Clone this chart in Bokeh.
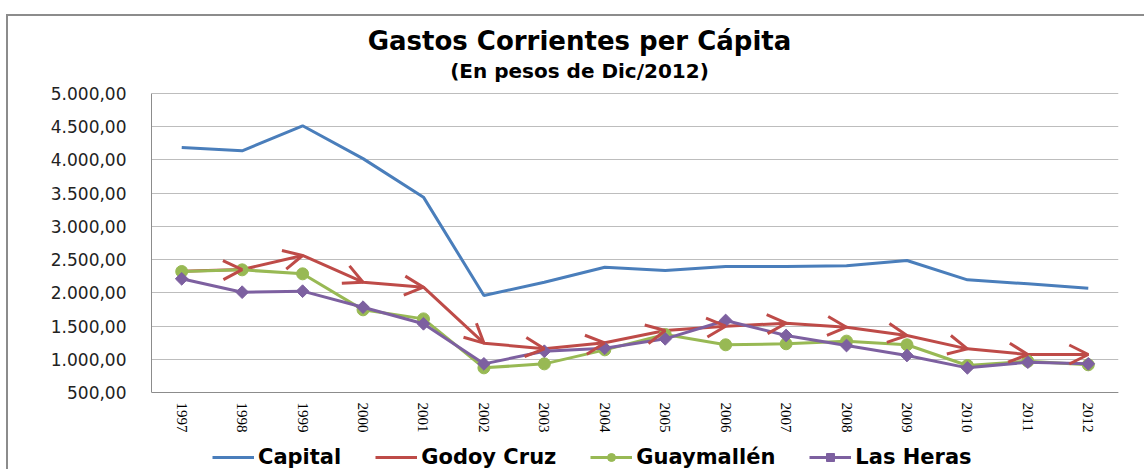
import math
from bokeh.plotting import figure
from bokeh.models import (ColumnDataSource, Arrow, OpenHead, FixedTicker, Legend, LegendItem, Label)
from bokeh.embed import file_html
from bokeh.resources import INLINE

years = ["1997", "1998", "1999", "2000", "2001", "2002", "2003", "2004",
         "2005", "2006", "2007", "2008", "2009", "2010", "2011", "2012"]
capital = [4187, 4137, 4514, 4020, 3440, 1960, 2160, 2386, 2336, 2396, 2396, 2407, 2487, 2196, 2136, 2070]
godoy_cruz = [2326, 2350, 2562, 2160, 2085, 1243, 1157, 1248, 1433, 1498, 1543, 1483, 1358, 1157, 1072, 1072]
guaymallen = [2321, 2346, 2286, 1744, 1608, 871, 931, 1142, 1373, 1218, 1233, 1273, 1218, 906, 970, 917]
las_heras = [2211, 2010, 2025, 1784, 1534, 931, 1121, 1167, 1308, 1584, 1358, 1207, 1057, 871, 956, 931]
y_ticks = [500, 1000, 1500, 2000, 2500, 3000, 3500, 4000, 4500, 5000]
y_tick_labels = ["500,00", "1.000,00", "1.500,00", "2.000,00", "2.500,00", "3.000,00",
                 "3.500,00", "4.000,00", "4.500,00", "5.000,00"]
series_names = ["Capital", "Godoy Cruz", "Guaymallén", "Las Heras"]
title_text = "Gastos Corrientes per Cápita"
subtitle_text = "(En pesos de Dic/2012)"

BLUE = "#4A7EBB"
RED = "#BE4B48"
GREEN = "#98B954"
PURPLE = "#7D60A0"

xs = list(range(len(years)))
y_min, y_max = y_ticks[0], y_ticks[-1]
# value axis spans 299 px; 77 px above it hold the titles, 79 px below the labels and legend
px_per_unit = 299.0 / (y_max - y_min)
y_bottom = y_min - 79.0 / px_per_unit
y_top = y_max + 77.0 / px_per_unit

p = figure(width=1138, height=455, output_backend="svg", toolbar_location=None,
           x_range=(-0.5, len(years) - 0.5), y_range=(y_bottom, y_top), title=None)
p.styles = {"position": "absolute", "top": "14px", "left": "6px",
            "border-top": "2px solid #8C8C8C", "border-left": "2px solid #8C8C8C"}
p.min_border = 0
p.min_border_left = 143
p.min_border_right = 28
p.min_border_top = 0
p.min_border_bottom = 0
p.outline_line_color = None
p.background_fill_color = "white"
p.border_fill_color = "white"

# category axis sits on the 500 line
p.xaxis.fixed_location = y_min
p.xaxis.ticker = FixedTicker(ticks=xs)
p.xaxis.major_label_overrides = {i: y for i, y in zip(xs, years)}
p.xaxis.major_label_orientation = -math.pi / 2
p.xaxis.major_label_text_font = "Liberation Serif"
p.xaxis.major_label_text_font_size = "15px"
p.xaxis.major_label_text_color = "black"
p.xaxis.major_label_standoff = 10
p.xaxis.major_tick_out = 0
p.xaxis.major_tick_in = 0
p.xaxis.minor_tick_out = 0
p.xaxis.minor_tick_in = 0
p.xaxis.axis_line_color = "#8C8C8C"

p.yaxis.ticker = FixedTicker(ticks=y_ticks)
p.yaxis.bounds = (y_min, y_max)
p.yaxis.major_label_overrides = {t: l for t, l in zip(y_ticks, y_tick_labels)}
p.yaxis.major_label_text_font = "DejaVu Sans"
p.yaxis.major_label_text_font_size = "17px"
p.yaxis.major_label_text_color = "#222222"
p.yaxis.major_label_standoff = 25
p.yaxis.major_tick_out = 0
p.yaxis.major_tick_in = 0
p.yaxis.minor_tick_out = 0
p.yaxis.minor_tick_in = 0
p.yaxis.axis_line_color = "#8C8C8C"

p.xgrid.grid_line_color = None
p.ygrid.grid_line_color = "#BDBDBD"
p.ygrid.grid_line_width = 1

# series
r_cap = p.line(xs, capital, line_color=BLUE, line_width=3)

r_god = p.line(xs, godoy_cruz, line_color=RED, line_width=3)
arrow_src = ColumnDataSource(dict(x0=xs[:-1], y0=godoy_cruz[:-1], x1=xs[1:], y1=godoy_cruz[1:]))
arrows = Arrow(source=arrow_src, x_start="x0", y_start="y0", x_end="x1", y_end="y1",
               line_alpha=0, line_width=3,
               end=OpenHead(size=19, line_color=RED, line_width=3))
p.add_layout(arrows)

r_guay = p.line(xs, guaymallen, line_color=GREEN, line_width=3)
r_guay_m = p.scatter(xs, guaymallen, marker="circle", size=12, fill_color=GREEN, line_color=GREEN)

r_lh = p.line(xs, las_heras, line_color=PURPLE, line_width=3)
r_lh_m = p.scatter(xs, las_heras, marker="square", angle=math.pi / 4, size=9,
                   fill_color=PURPLE, line_color=PURPLE)

legend = Legend(items=[
    LegendItem(label=series_names[0], renderers=[r_cap]),
    LegendItem(label=series_names[1], renderers=[r_god]),
    LegendItem(label=series_names[2], renderers=[r_guay, r_guay_m]),
    LegendItem(label=series_names[3], renderers=[r_lh, r_lh_m]),
], orientation="horizontal", location=(61, 2))
legend.label_text_font = "DejaVu Sans"
legend.label_text_font_style = "bold"
legend.label_text_font_size = "21px"
legend.label_text_color = "black"
legend.glyph_width = 42
legend.glyph_height = 20
legend.label_standoff = 4
legend.spacing = 34
legend.padding = 0
legend.margin = 0
legend.border_line_color = None
legend.background_fill_alpha = 0
p.add_layout(legend)

# titles, centred on the chart
p.add_layout(Label(x=569, y=22, x_units="canvas", y_units="canvas", text=title_text,
                   text_align="center", text_baseline="alphabetic",
                   text_font="DejaVu Sans", text_font_style="bold", text_font_size="26px",
                   text_color="black"))
p.add_layout(Label(x=569, y=52, x_units="canvas", y_units="canvas", text=subtitle_text,
                   text_align="center", text_baseline="alphabetic",
                   text_font="DejaVu Sans", text_font_style="bold", text_font_size="20px",
                   text_color="black"))

open("out.html", "w").write(file_html(p, INLINE))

_STATED PROBLEM_.
Exactly as they appear, print the lines of the listing above from its first line through the line that contains "y_top = y_max + 77.0 / px_per_unit", minus the pictures.

_SOLUTION TO THIS PROBLEM_.
Clone this chart in Bokeh.
import math
from bokeh.plotting import figure
from bokeh.models import (ColumnDataSource, Arrow, OpenHead, FixedTicker, Legend, LegendItem, Label)
from bokeh.embed import file_html
from bokeh.resources import INLINE

years = ["1997", "1998", "1999", "2000", "2001", "2002", "2003", "2004",
         "2005", "2006", "2007", "2008", "2009", "2010", "2011", "2012"]
capital = [4187, 4137, 4514, 4020, 3440, 1960, 2160, 2386, 2336, 2396, 2396, 2407, 2487, 2196, 2136, 2070]
godoy_cruz = [2326, 2350, 2562, 2160, 2085, 1243, 1157, 1248, 1433, 1498, 1543, 1483, 1358, 1157, 1072, 1072]
guaymallen = [2321, 2346, 2286, 1744, 1608, 871, 931, 1142, 1373, 1218, 1233, 1273, 1218, 906, 970, 917]
las_heras = [2211, 2010, 2025, 1784, 1534, 931, 1121, 1167, 1308, 1584, 1358, 1207, 1057, 871, 956, 931]
y_ticks = [500, 1000, 1500, 2000, 2500, 3000, 3500, 4000, 4500, 5000]
y_tick_labels = ["500,00", "1.000,00", "1.500,00", "2.000,00", "2.500,00", "3.000,00",
                 "3.500,00", "4.000,00", "4.500,00", "5.000,00"]
series_names = ["Capital", "Godoy Cruz", "Guaymallén", "Las Heras"]
title_text = "Gastos Corrientes per Cápita"
subtitle_text = "(En pesos de Dic/2012)"

BLUE = "#4A7EBB"
RED = "#BE4B48"
GREEN = "#98B954"
PURPLE = "#7D60A0"

xs = list(range(len(years)))
y_min, y_max = y_ticks[0], y_ticks[-1]
# value axis spans 299 px; 77 px above it hold the titles, 79 px below the labels and legend
px_per_unit = 299.0 / (y_max - y_min)
y_bottom = y_min - 79.0 / px_per_unit
y_top = y_max + 77.0 / px_per_unit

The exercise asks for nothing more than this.